Tuesday, 9 November 2021

Select Committee on Housing, Planning and Local Government

Maritime Area Planning Bill 2021: Committee Stage (Resumed)

Photo of Peter BurkePeter Burke (Longford-Westmeath, Fine Gael) | Oireachtas source

I will give a little background information before I speak to the amendment. The MAC concept is new and it would be helpful from the outset to detail what a MAC is and what it is not. The MAC fulfils specific functions within the overall consenting sequence. A MAC is a property right to occupy a part of the maritime area conditional on securing other necessary approvals, it ensures due diligence that the MAC holder can undertake the proposal, manages the relationship between MARA and the holder through the MAC conditions and is the gateway into planning permission. A MAC is not a lease, it is not permission to undertake works, development or activities provided for under the Planning Act or licensing and it is not an environmental decision-making process. We have applied a single environmental assessment principle that is provided for under the Planning Act or licensing. In developing the new regime set out in the Bill we examined in detail the operation of the Foreshore Act and its interactions with the Planning Act. We have designed a new sequenced consent regime that separates the financial and property issues from the environmental and planning issues. Prospective developers will have to secure a MAC and then apply for planning permission. They will need both.

Throughout these sessions, I have worked with Members to incorporate improvements that are feasible. However, we cannot accept proposals that seek to fundamentally change the nature of the MAC process or recreate the duplication that exists under the current regime. We are creating a new, streamlined and efficient regime to better manage maritime usages. The property and planning processes must remain distinct and separate in order for the new regime to operate effectively. Much of the discussion in the earlier sessions focused on a particular sector of offshore development. I remind Members that the regime this Bill will establish is designed to be operable for maritime usages of all scales, from small slipways to major port development.

Amendment no. 147 provides for MACs granted under section 73 to be subject to a series of milestones set out by the Minister. Section 73(2) provides for regulations to exempt certain maritime usages from requiring a MAC.

From a technical perspective the proposal is located in the wrong place. Moving onto the substance, it provides for the Minister to determine by regulations case by case issues best handled by the maritime area regulatory authority, MARA, in the context of specific applications and grants.

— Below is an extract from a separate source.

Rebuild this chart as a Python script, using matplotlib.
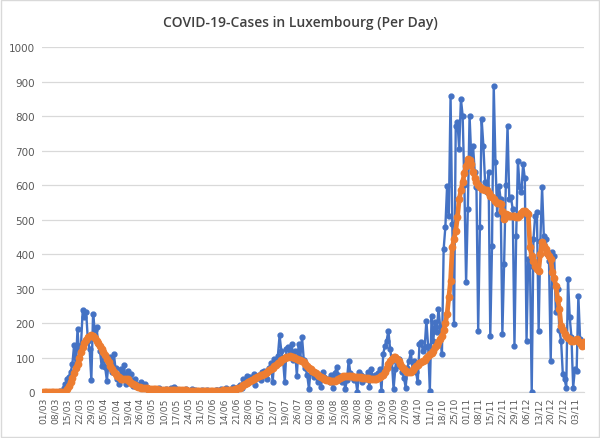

Standing further back, and looking at the intention of the proposed amendment, I believe it is to ensure that any proposal for which a maritime area consent, MAC, and ultimately planning permission is granted proceeds without undue delay.

In that regard the initiated text of the Bill already provides robustly for this. I draw members' attention to Schedule 6. No. 5 allows for the imposition of a timeframe in which to secure planning permission. No. 6 allows for the imposition of conditions relating to other statutory milestones such as planning permission.

The Deputies may wish to withdraw the amendment on foot of this explanation.

For Deputy Boyd Barrett, amendments Nos. 219 and 294 cover mining within the scope.